Ceux-ci déclinent en quatrains tout ce que Sainte-Geneviève, née à Nanterre vers 420 et morte à Paris vers 500, surplombant le temps et l’espace, a pu voir, mesurer, éprouver, subir en assistant depuis sa mort au cours de l’histoire.
Ces quatrains sont caractéristiques de l’écriture de Péguy. Ils approfondissent le même thème autour d’un patron syntaxique (ici : Il fallut qu’elle vît puis :Il fallut qu’il advînt). Certains quatrains sont plus denses que d’autres. Il en est qui préparent des « culminations » à venir, d’autres qui déclinent ceux qui précèdent. C’est – nous l’avons dit – une écriture qui se présente comme s’écrivant.
À certains égards, ces quatrains peuvent apparaître comme préparant le chef d’œuvre qui suivra : Ève.
Plutôt que de gloser, je préfère en donner quelques exemples – dont la lecture ne remplacera en rien, comme c’est toujours le cas avec Péguy, la plongée dans le texte même, pris dans sa totalité, et surtout sa continuité.

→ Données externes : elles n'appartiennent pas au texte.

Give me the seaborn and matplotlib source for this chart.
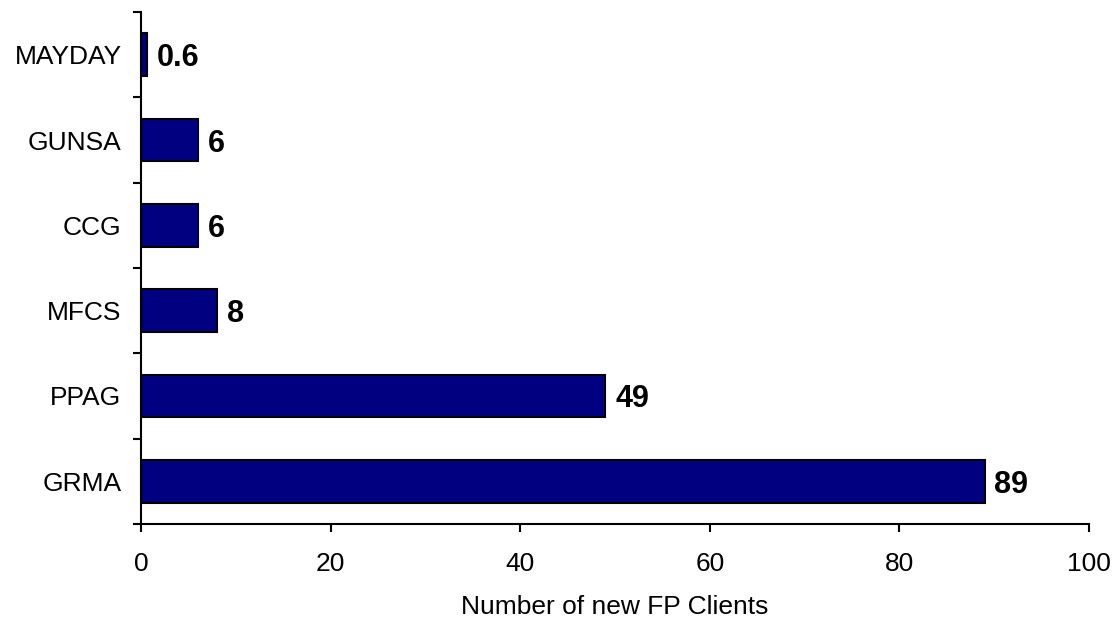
import matplotlib
matplotlib.use("Agg")
import matplotlib.pyplot as plt
import seaborn as sns
import pandas as pd
import numpy as np

categories = ["MAYDAY", "GUNSA", "CCG", "MFCS", "PPAG", "GRMA"]
values = [0.6, 6, 6, 8, 49, 89]
value_labels = ["0.6", "6", "6", "8", "49", "89"]
x_ticks = [0, 20, 40, 60, 80, 100]
x_label = "Number of new FP Clients"

sns.set_theme(style="white")
plt.rcParams['font.family'] = ['Liberation Sans', 'DejaVu Sans']
plt.rcParams['text.color'] = 'black'
plt.rcParams['xtick.color'] = 'black'
plt.rcParams['ytick.color'] = 'black'
plt.rcParams['axes.labelcolor'] = 'black'

df = pd.DataFrame({"cat": categories, "val": values})

fig = plt.figure(figsize=(11.18, 6.23), dpi=100)
ax = fig.add_axes([0.1261, 0.159, 0.974 - 0.1261, 0.9807 - 0.159])

sns.barplot(data=df, y="cat", x="val", order=categories, orient="h",
            color="#000080", saturation=1, width=0.5,
            edgecolor="black", linewidth=1.5, ax=ax)

ax.set_xlim(0, 100)
ax.set_ylim(len(categories) - 0.5, -0.5)
ax.set_xticks(x_ticks)
ax.set_xticklabels([str(t) for t in x_ticks], fontsize=19)
ax.set_xlabel(x_label, fontsize=19, labelpad=14)
ax.set_ylabel("")

ax.set_yticks(range(len(categories)))
ax.set_yticklabels(categories, fontsize=19)
ax.set_yticks(np.arange(-0.5, len(categories)), minor=True)
ax.tick_params(axis="y", which="major", length=0, pad=14)
ax.tick_params(axis="y", which="minor", length=6, width=1.5, color="black", direction="out", left=True)
ax.tick_params(axis="x", which="major", length=6, width=1.5, color="black", direction="out", bottom=True, pad=14)

for s in ["top", "right"]:
    ax.spines[s].set_visible(False)
for s in ["left", "bottom"]:
    ax.spines[s].set_color("black")
    ax.spines[s].set_linewidth(1.5)

for i, (v, lab) in enumerate(zip(values, value_labels)):
    ax.annotate(lab, xy=(v, i), xytext=(7, 0), textcoords="offset points",
                ha="left", va="center_baseline", fontsize=22, fontweight="bold", color="black")

ax.grid(False)
fig.savefig("out.png", dpi=100, facecolor="white")
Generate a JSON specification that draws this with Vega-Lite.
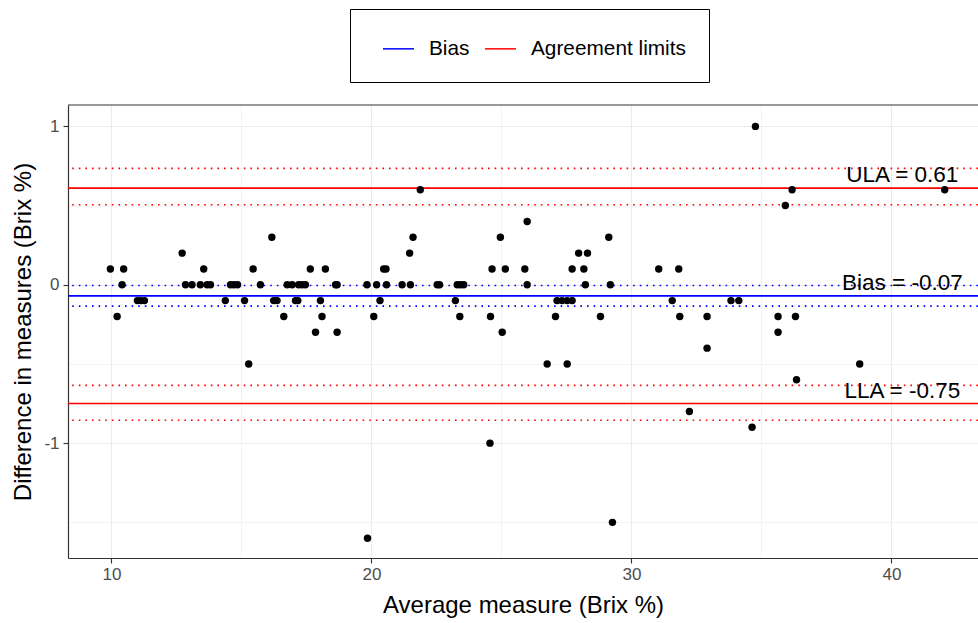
{
  "$schema": "https://vega.github.io/schema/vega-lite/v6.json",
  "width": 910,
  "height": 453,
  "autosize": {"type": "none"},
  "padding": {"left": 68, "top": 105, "right": 0, "bottom": 65},
  "background": "white",
  "config": {
    "font": "Liberation Sans",
    "view": {"stroke": null},
    "axis": {
      "domainColor": "#333333",
      "domainWidth": 1.2,
      "tickColor": "#333333",
      "tickWidth": 1.1,
      "tickSize": 5,
      "gridColor": "#EBEBEB",
      "labelColor": "#4D4D4D",
      "labelFontSize": 17,
      "titleFontSize": 24,
      "titleFontWeight": "normal",
      "titleColor": "#000000"
    }
  },
  "datasets": {
    "pairs": [
      {"avg": 9.96, "diff": 0.1}, {"avg": 10.47, "diff": 0.1}, {"avg": 13.55, "diff": 0.1}, {"avg": 15.45, "diff": 0.1},
      {"avg": 17.65, "diff": 0.1}, {"avg": 18.23, "diff": 0.1}, {"avg": 20.47, "diff": 0.1}, {"avg": 20.56, "diff": 0.1},
      {"avg": 24.64, "diff": 0.1}, {"avg": 25.15, "diff": 0.1}, {"avg": 25.9, "diff": 0.1}, {"avg": 27.72, "diff": 0.1},
      {"avg": 28.17, "diff": 0.1}, {"avg": 31.05, "diff": 0.1}, {"avg": 31.82, "diff": 0.1},
      {"avg": 34.77, "diff": 1.0}, {"avg": 21.88, "diff": 0.6}, {"avg": 36.18, "diff": 0.6}, {"avg": 42.05, "diff": 0.6},
      {"avg": 35.92, "diff": 0.5}, {"avg": 25.99, "diff": 0.4}, {"avg": 16.17, "diff": 0.3}, {"avg": 21.6, "diff": 0.3},
      {"avg": 24.96, "diff": 0.3}, {"avg": 29.13, "diff": 0.3}, {"avg": 12.72, "diff": 0.2}, {"avg": 21.47, "diff": 0.2},
      {"avg": 27.97, "diff": 0.2}, {"avg": 28.31, "diff": 0.2},
      {"avg": 10.41, "diff": 0}, {"avg": 12.85, "diff": 0}, {"avg": 13.1, "diff": 0}, {"avg": 13.42, "diff": 0},
      {"avg": 13.68, "diff": 0}, {"avg": 13.81, "diff": 0}, {"avg": 14.58, "diff": 0}, {"avg": 14.71, "diff": 0},
      {"avg": 14.85, "diff": 0}, {"avg": 15.73, "diff": 0}, {"avg": 16.76, "diff": 0}, {"avg": 16.95, "diff": 0},
      {"avg": 17.2, "diff": 0}, {"avg": 17.33, "diff": 0}, {"avg": 17.46, "diff": 0}, {"avg": 18.62, "diff": 0},
      {"avg": 18.68, "diff": 0}, {"avg": 19.83, "diff": 0}, {"avg": 20.2, "diff": 0}, {"avg": 20.58, "diff": 0},
      {"avg": 21.18, "diff": 0}, {"avg": 21.5, "diff": 0}, {"avg": 22.53, "diff": 0}, {"avg": 22.62, "diff": 0},
      {"avg": 23.3, "diff": 0}, {"avg": 23.42, "diff": 0}, {"avg": 23.55, "diff": 0}, {"avg": 25.99, "diff": 0},
      {"avg": 28.23, "diff": 0}, {"avg": 29.19, "diff": 0},
      {"avg": 11.0, "diff": -0.1}, {"avg": 11.12, "diff": -0.1}, {"avg": 11.27, "diff": -0.1}, {"avg": 14.38, "diff": -0.1},
      {"avg": 15.12, "diff": -0.1}, {"avg": 16.24, "diff": -0.1}, {"avg": 16.37, "diff": -0.1}, {"avg": 17.08, "diff": -0.1},
      {"avg": 17.17, "diff": -0.1}, {"avg": 18.04, "diff": -0.1}, {"avg": 20.33, "diff": -0.1}, {"avg": 23.23, "diff": -0.1},
      {"avg": 27.14, "diff": -0.1}, {"avg": 27.33, "diff": -0.1}, {"avg": 27.53, "diff": -0.1}, {"avg": 27.72, "diff": -0.1},
      {"avg": 31.57, "diff": -0.1}, {"avg": 33.83, "diff": -0.1}, {"avg": 34.13, "diff": -0.1},
      {"avg": 10.22, "diff": -0.2}, {"avg": 16.63, "diff": -0.2}, {"avg": 18.1, "diff": -0.2}, {"avg": 20.09, "diff": -0.2},
      {"avg": 23.4, "diff": -0.2}, {"avg": 24.58, "diff": -0.2}, {"avg": 27.08, "diff": -0.2}, {"avg": 28.81, "diff": -0.2},
      {"avg": 31.86, "diff": -0.2}, {"avg": 32.91, "diff": -0.2}, {"avg": 35.64, "diff": -0.2}, {"avg": 36.31, "diff": -0.2},
      {"avg": 17.85, "diff": -0.3}, {"avg": 18.68, "diff": -0.3}, {"avg": 25.03, "diff": -0.3}, {"avg": 35.64, "diff": -0.3},
      {"avg": 32.91, "diff": -0.4},
      {"avg": 15.28, "diff": -0.5}, {"avg": 26.76, "diff": -0.5}, {"avg": 27.53, "diff": -0.5}, {"avg": 38.78, "diff": -0.5},
      {"avg": 36.35, "diff": -0.6}, {"avg": 32.23, "diff": -0.8}, {"avg": 34.64, "diff": -0.9}, {"avg": 24.56, "diff": -1.0},
      {"avg": 29.27, "diff": -1.5}, {"avg": 19.85, "diff": -1.6}
    ],
    "limits": [
      {"kind": "Bias", "value": -0.07, "label": "Bias = -0.07"},
      {"kind": "Agreement limits", "value": 0.61, "label": "ULA = 0.61"},
      {"kind": "Agreement limits", "value": -0.75, "label": "LLA = -0.75"}
    ],
    "intervals": [
      {"kind": "Bias", "value": -0.005},
      {"kind": "Bias", "value": -0.135},
      {"kind": "Agreement limits", "value": 0.735},
      {"kind": "Agreement limits", "value": 0.505},
      {"kind": "Agreement limits", "value": -0.635},
      {"kind": "Agreement limits", "value": -0.855}
    ]
  },
  "encoding": {
    "x": {
      "type": "quantitative",
      "scale": {"domain": [8.33, 43.33], "nice": false, "zero": false},
      "axis": {
        "title": "Average measure (Brix %)",
        "values": [10, 15, 20, 25, 30, 35, 40],
        "labelExpr": "datum.value % 10 === 0 ? datum.label : ''",
        "tickOpacity": {"condition": {"test": "datum.value % 10 !== 0", "value": 0}, "value": 1},
        "gridWidth": {"condition": {"test": "datum.value % 10 !== 0", "value": 0.6}, "value": 1.1},
        "labelPadding": 3,
        "titlePadding": 11
      }
    },
    "y": {
      "type": "quantitative",
      "scale": {"domain": [-1.725, 1.135], "nice": false, "zero": false},
      "axis": {
        "title": "Difference in measures (Brix %)",
        "values": [-1.5, -1, -0.5, 0, 0.5, 1],
        "labelExpr": "datum.value % 1 === 0 ? '' + datum.value : ''",
        "tickOpacity": {"condition": {"test": "datum.value % 1 !== 0", "value": 0}, "value": 1},
        "gridWidth": {"condition": {"test": "datum.value % 1 !== 0", "value": 0.6}, "value": 1.1},
        "labelPadding": 4,
        "titlePadding": 8
      }
    },
    "color": {
      "field": "kind",
      "type": "nominal",
      "scale": {"domain": ["Bias", "Agreement limits"], "range": ["#0000FF", "#FF0000"]},
      "legend": {
        "title": null,
        "orient": "none",
        "legendX": 282,
        "legendY": -96,
        "direction": "horizontal",
        "symbolType": "stroke",
        "symbolSize": 961,
        "symbolStrokeWidth": 1.5,
        "labelFontSize": 20.8,
        "labelColor": "#000000",
        "labelOffset": 14,
        "columnPadding": 5,
        "symbolOffset": 9,
        "padding": 23,
        "strokeColor": "#000000",
        "fillColor": "white"
      }
    }
  },
  "layer": [
    {
      "data": {"name": "intervals"},
      "mark": {"type": "rule", "strokeDash": [1.6, 5], "strokeWidth": 1.6},
      "encoding": {
        "y": {"field": "value"}
      }
    },
    {
      "data": {"name": "limits"},
      "mark": {"type": "rule", "strokeWidth": 1.6},
      "encoding": {
        "y": {"field": "value"}
      }
    },
    {
      "data": {"name": "pairs"},
      "mark": {"type": "circle", "size": 55, "color": "#000000", "opacity": 1},
      "encoding": {
        "x": {"field": "avg"},
        "y": {"field": "diff"},
        "color": {"value": "#000000"}
      }
    },
    {
      "data": {"name": "limits"},
      "mark": {"type": "text", "fontSize": 22.5, "align": "center", "baseline": "alphabetic", "dy": -6},
      "encoding": {
        "x": {"datum": 40.42},
        "y": {"field": "value"},
        "text": {"field": "label"},
        "color": {"value": "#000000"}
      }
    },
    {
      "data": {"values": [{}]},
      "mark": {"type": "rule", "strokeWidth": 1.2},
      "encoding": {
        "y": {"datum": 1.135},
        "color": {"value": "#333333"}
      }
    }
  ]
}
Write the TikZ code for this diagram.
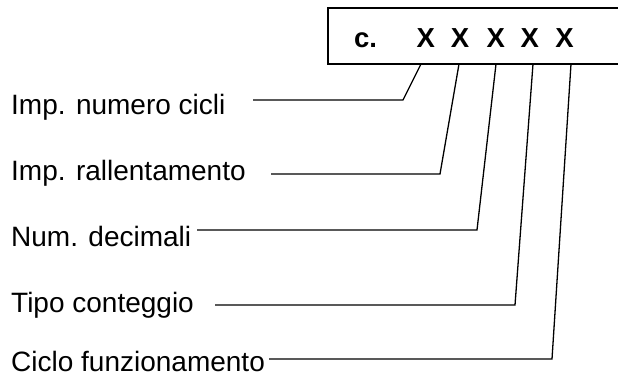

… Rappelons pour finir que le « chemin de halage » était proche du faubourg de Bourgogne où Péguy vécut son enfance et qu’il est aussi question dans La Tapisserie de Sainte Geneviève et de Jeanne d’Arc d’autres lieux chers aux Orléanais comme Saint-Marceau et Saint-Loup. Et concluons en remerciant chaleureusement Romain Vaissermann pour sa riche édition critique qui nous permet enfin d’avoir accès à une part méconnue – et même inconnue – de l’œuvre de Charles Péguy.